All functions take `CF` inputs and return `CF`.

| Function        | Notes |
|-----------------|-------|
| `cf_add`        | x + y |
| `cf_sub`        | x − y |
| `cf_mul`        | x · y |
| `cf_div`        | x / y |
| `cf_homographic`| (ax + b) / (cx + d) |
| `cf_min`        | min(x, y) |
| `cf_max`        | max(x, y) |

---

### `cfmath.convergents` — rational approximations

All functions take a `CF` and work with its convergents p_n/q_n.

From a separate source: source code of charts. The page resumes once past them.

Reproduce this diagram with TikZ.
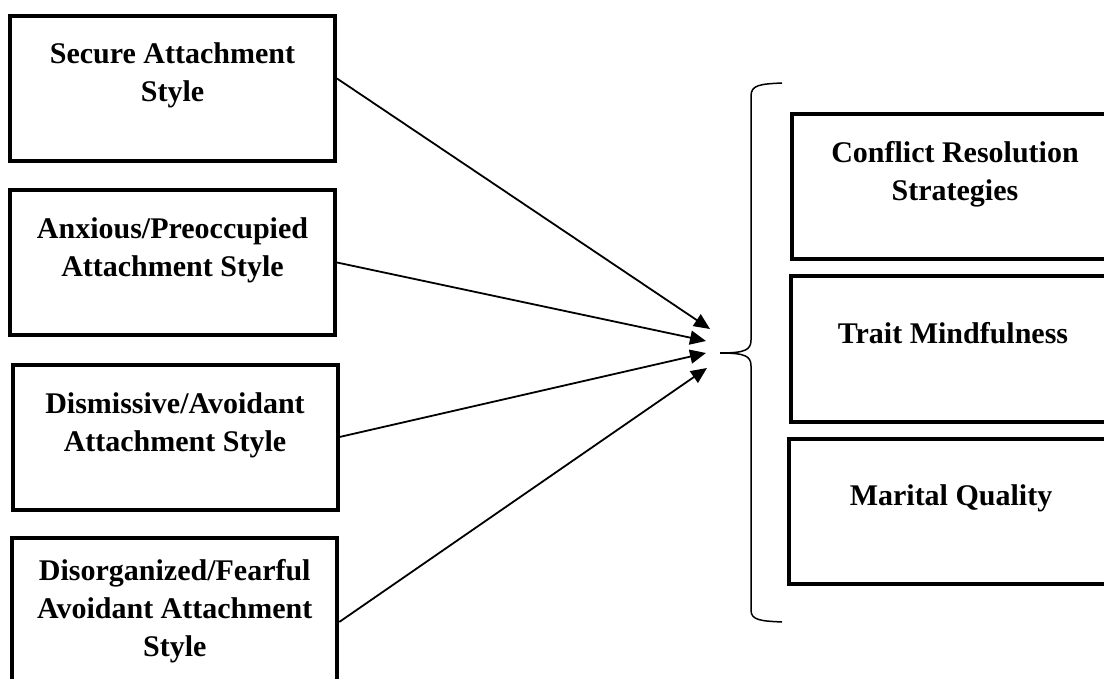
\documentclass[tikz,border=0pt]{standalone}
\usepackage{fontspec}
\setmainfont{Liberation Serif}
\usetikzlibrary{arrows.meta}

\tikzset{
  box/.style={draw, line width=4pt, minimum width=325pt, minimum height=145pt, inner sep=0pt},
  lbl/.style={align=center, inner sep=0pt, anchor=north, font=\fontsize{30}{38}\selectfont\bfseries},
  link/.style={line width=1.8pt, -{Triangle[length=16pt,width=14pt]}}
}

\begin{document}
\begin{tikzpicture}[x=1pt,y=-1pt]
   \useasboundingbox (0,0) rectangle (1104,679);
   \clip (0,0) rectangle (1104,679);

   % attachment styles
   \node[box] (secure) at (172.5,88.5) {};
   \node[lbl] (secureL) at (172.5,42) {Secure Attachment\\Style};
   \node[box] (anxious) at (172.5,262.5) {};
   \node[lbl] (anxiousL) at (172.5,217) {Anxious/Preoccupied\\Attachment Style};
   \node[box] (dismiss) at (175,437) {};
   \node[lbl] (dismissL) at (175,392) {Dismissive/Avoidant\\Attachment Style};
   \node[box, minimum height=160pt] (fearful) at (174.75,618) {};
   \node[lbl] (fearfulL) at (174.75,559) {Disorganized/Fearful\\Avoidant Attachment\\Style};

   % outcomes
   \node[box, minimum width=324.5pt] (conflict) at (953.75,187) {};
   \node[lbl] (conflictL) at (955,141) {Conflict Resolution\\Strategies};
   \node[box] (mindful) at (953,349) {};
   \node[lbl] (mindfulL) at (953,322) {Trait Mindfulness};
   \node[box] (marital) at (951,511) {};
   \node[lbl] (maritalL) at (951,484) {Marital Quality};

   % brace
   \coordinate (tip) at (720,353);
   \draw[line width=1.5pt] (782,83) .. controls (760,84) and (751,85) .. (751,96)
      -- (751,340) .. controls (751,350) and (745,353) .. (tip)
      .. controls (745,353) and (751,356) .. (751,366)
      -- (751,610) .. controls (751,620) and (760,621) .. (782,622);

   % arrows into the brace
   \coordinate (t1) at (710,329);
   \coordinate (t2) at (706,341);
   \coordinate (t3) at (706,353);
   \coordinate (t4) at (707,368);
   \draw[link] ([yshift=10pt]secure.east) -- (t1);
   \draw[link] (anxious.east) -- (t2);
   \draw[link] (dismiss.east) -- (t3);
   \draw[link] ([yshift=-4pt]fearful.east) -- (t4);
\end{tikzpicture}
\end{document}
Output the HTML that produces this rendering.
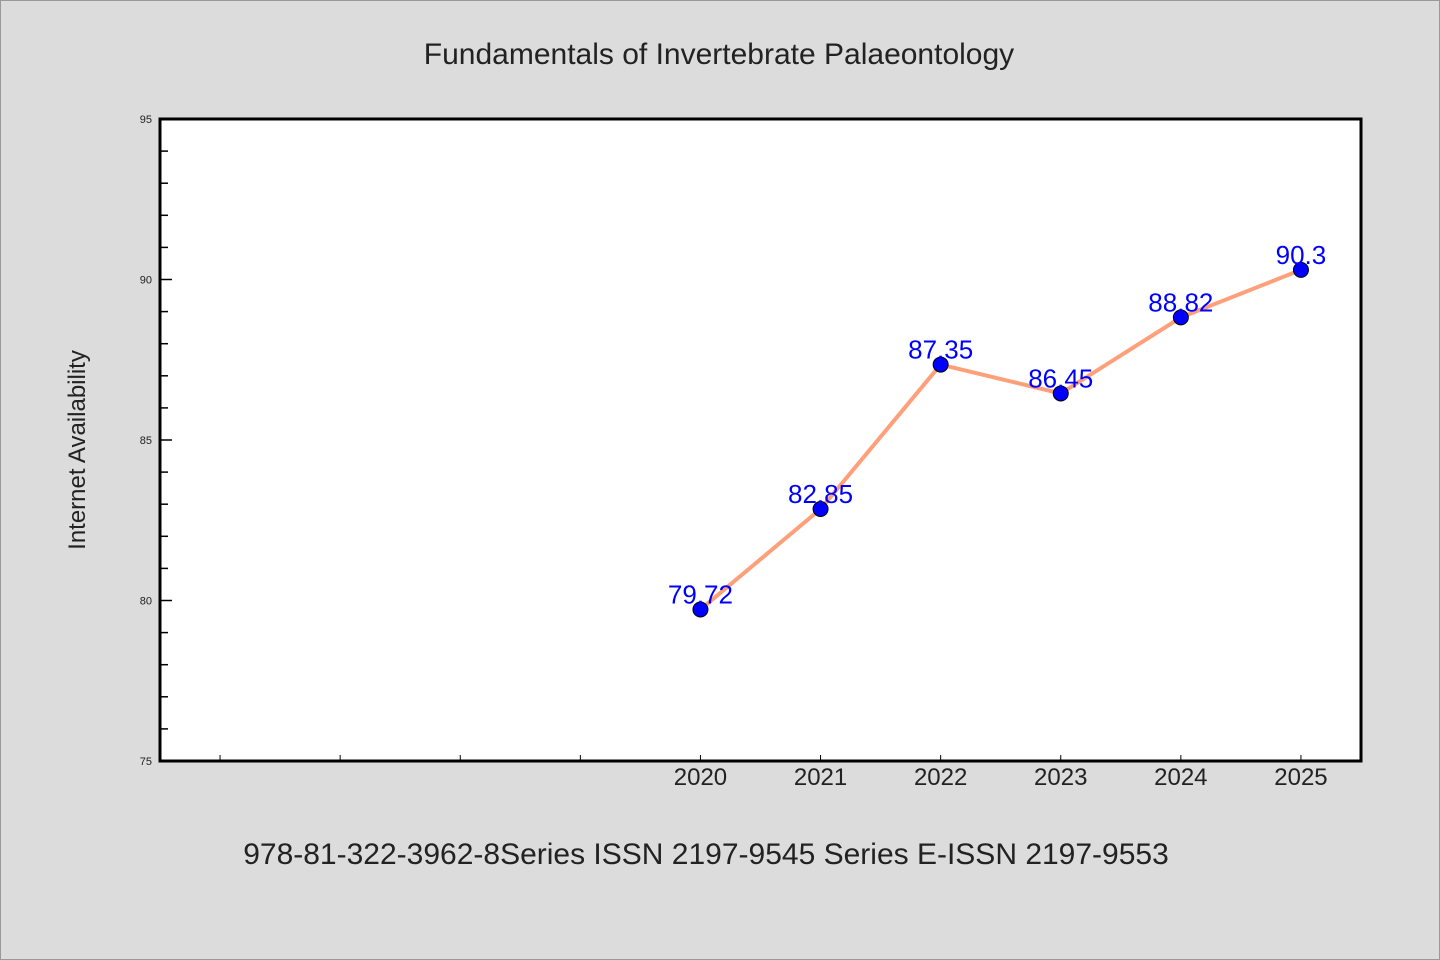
<!DOCTYPE html>
<html><head><meta charset="utf-8"><style>
body{margin:0;background:#dcdcdc;}
svg{display:block;font-family:"WenQuanYi Zen Hei","Liberation Sans",sans-serif;}
</style></head><body>
<svg id="c" width="1440" height="960">
<rect x="0.5" y="0.5" width="1439" height="959" fill="#dcdcdc" stroke="#999"/>
<text x="719" y="64" font-size="30" text-anchor="middle" fill="#222">Fundamentals of Invertebrate Palaeontology</text>
<text transform="translate(85,450) rotate(-90)" font-size="24" text-anchor="middle" fill="#222">Internet Availability</text>
<text x="706" y="864" font-size="30" text-anchor="middle" fill="#222">978-81-322-3962-8Series ISSN 2197-9545 Series E-ISSN 2197-9553</text>
<rect x="160" y="119" width="1201" height="642" fill="#fff"/>
<g id="g"></g>
<rect x="160" y="119" width="1201" height="642" fill="none" stroke="#000" stroke-width="3"/>
</svg>
<script>
const years=[2020,2021,2022,2023,2024,2025];
const values=[79.72,82.85,87.35,86.45,88.82,90.3];
const labels=["79.72","82.85","87.35","86.45","88.82","90.3"];
const yTicks=[75,80,85,90,95];
const L=160,R=1361,T=119,B=761,x0=2015.5,x1=2025.5,y0=75,y1=95;
const X=v=>L+(v-x0)/(x1-x0)*(R-L);
const Y=v=>B-(v-y0)/(y1-y0)*(B-T);
const g=document.getElementById('g');
const NS='http://www.w3.org/2000/svg';
function mk(t,a){const e=document.createElementNS(NS,t);for(const k in a)e.setAttribute(k,a[k]);g.appendChild(e);return e;}
for(let v=y0;v<=y1;v++){
 const major=(v%5===0);
 const l=mk('line',{x1:L,x2:L+(major?12:8),y1:Y(v),y2:Y(v),stroke:'#000','stroke-width':1.5});
 
 
}
yTicks.forEach(v=>{const t=mk('text',{x:L-8,y:Y(v)+4,'font-size':11,'text-anchor':'end',fill:'#222'});t.textContent=v;
 
 });
for(let yr=2016;yr<=2025;yr++){
 const l=mk('line',{x1:X(yr),x2:X(yr),y1:B,y2:B-6,stroke:'#000','stroke-width':1});
 
 
}
years.forEach(yr=>{const t=mk('text',{x:X(yr),y:B+24,'font-size':24,'text-anchor':'middle',fill:'#222'});t.textContent=yr;
 
 });
const line=mk('polyline',{points:years.map((yr,i)=>X(yr)+','+Y(values[i])).join(' '),fill:'none',stroke:'#ffa07a','stroke-width':4});


years.forEach((yr,i)=>{
 const c=mk('circle',{cx:X(yr),cy:Y(values[i]),r:7.5,fill:'#0000ff',stroke:'#000','stroke-width':1});
 
 
});
years.forEach((yr,i)=>{
 const t=mk('text',{x:X(yr),y:Y(values[i])-6,'font-size':26,'text-anchor':'middle',fill:'#0000ff'});t.textContent=labels[i];
 
 
});
</script>
</body></html>
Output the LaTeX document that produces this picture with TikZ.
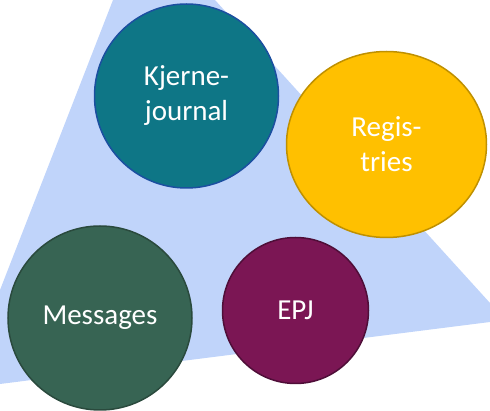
\documentclass[tikz,border=0pt]{standalone}
\usepackage{fontspec}
\setmainfont{Carlito}
\usetikzlibrary{shapes.geometric}
\definecolor{bgblue}{HTML}{C0D4FA}
\definecolor{tealfill}{HTML}{0E7686}
\definecolor{tealline}{HTML}{1B4FA0}
\definecolor{goldfill}{HTML}{FFC000}
\definecolor{goldline}{HTML}{BF9000}
\definecolor{greenfill}{HTML}{376453}
\definecolor{greenline}{HTML}{2A4A3D}
\definecolor{plumfill}{HTML}{7B1654}
\definecolor{plumline}{HTML}{4F0E38}
\begin{document}
\begin{tikzpicture}[x=1pt,y=-1pt,
	blob/.style={circle,line width=1.5pt,text=white,align=center,inner sep=0pt,
		font=\fontsize{29}{35}\selectfont}]
	\useasboundingbox (0,0) rectangle (490,411);
	\fill[bgblue] (113,0) -- (215,0) -- (490,303) -- (490,322) -- (0,384) -- (0,290) -- cycle;
	\node[blob,draw=tealline,fill=tealfill,minimum size=184pt] (kjerne) at (186.5,96) {Kjerne-\\journal};
	\node[blob,ellipse,draw=goldline,fill=goldfill,minimum width=200pt,minimum height=186pt] (registries) at (386.5,144.5) {Regis-\\tries};
	\node[blob,draw=greenline,fill=greenfill,minimum size=184pt] (messages) at (100,318) {Messages};
	\node[blob,draw=plumline,fill=plumfill,minimum size=146pt] (epj) at (295.5,310.5) {EPJ};
\end{tikzpicture}
\end{document}
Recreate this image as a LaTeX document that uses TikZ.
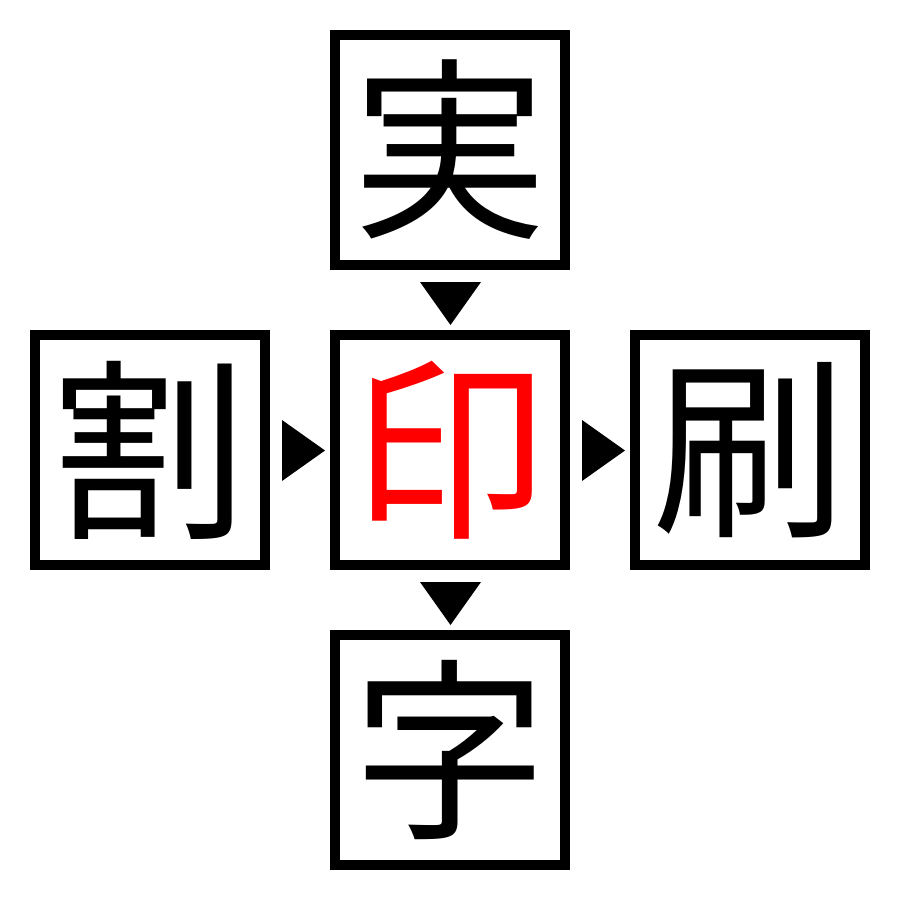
\documentclass[tikz,border=0pt]{standalone}
\usepackage{fontspec}
\newfontfamily\cjk{Noto Sans CJK JP}
\begin{document}
\begin{tikzpicture}[x=1pt,y=-1pt,
  cbox/.style={draw=black,line width=10pt,minimum width=230pt,minimum height=230pt,inner sep=0pt,font=\cjk\fontsize{195}{195}\selectfont},
  tri/.style={fill=black,draw=none}]
\useasboundingbox (0,0) rectangle (900,900);
\node[cbox] (top) at (450,150) {実};
\node[cbox] (left) at (150,450) {割};
\node[cbox,text=red] (mid) at (450,450) {印};
\node[cbox] (right) at (750,450) {刷};
\node[cbox] (bot) at (450,750) {字};
\fill[tri] (420,282) -- (481,282) -- (450.5,325) -- cycle;
\fill[tri] (420,582) -- (481,582) -- (450.5,625) -- cycle;
\fill[tri] (282,420) -- (282,481) -- (325,450.5) -- cycle;
\fill[tri] (582,420) -- (582,481) -- (625,450.5) -- cycle;
\end{tikzpicture}
\end{document}
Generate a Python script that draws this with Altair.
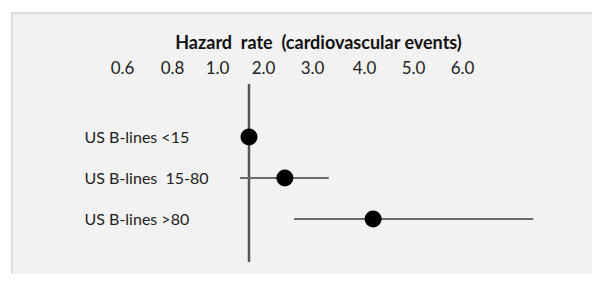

| Function          | Notes |
|-------------------|-------|
| `convergent`      | n-th convergent as `Fraction` |
| `convergent_pair` | n-th convergent as `(p, q)` |
| `convergent_pairs`| lazy iterator of `(p, q)` pairs |
| `convergents`     | lazy iterator of `Fraction` values |

---

## Version compatibility

Python 3.10+.  This library follows [meanver](https://meanver.org/).

## License

cfmath is copyright [Tim Hatch](https://timhatch.com/), and licensed under
the MIT license.  See the `LICENSE` file for details.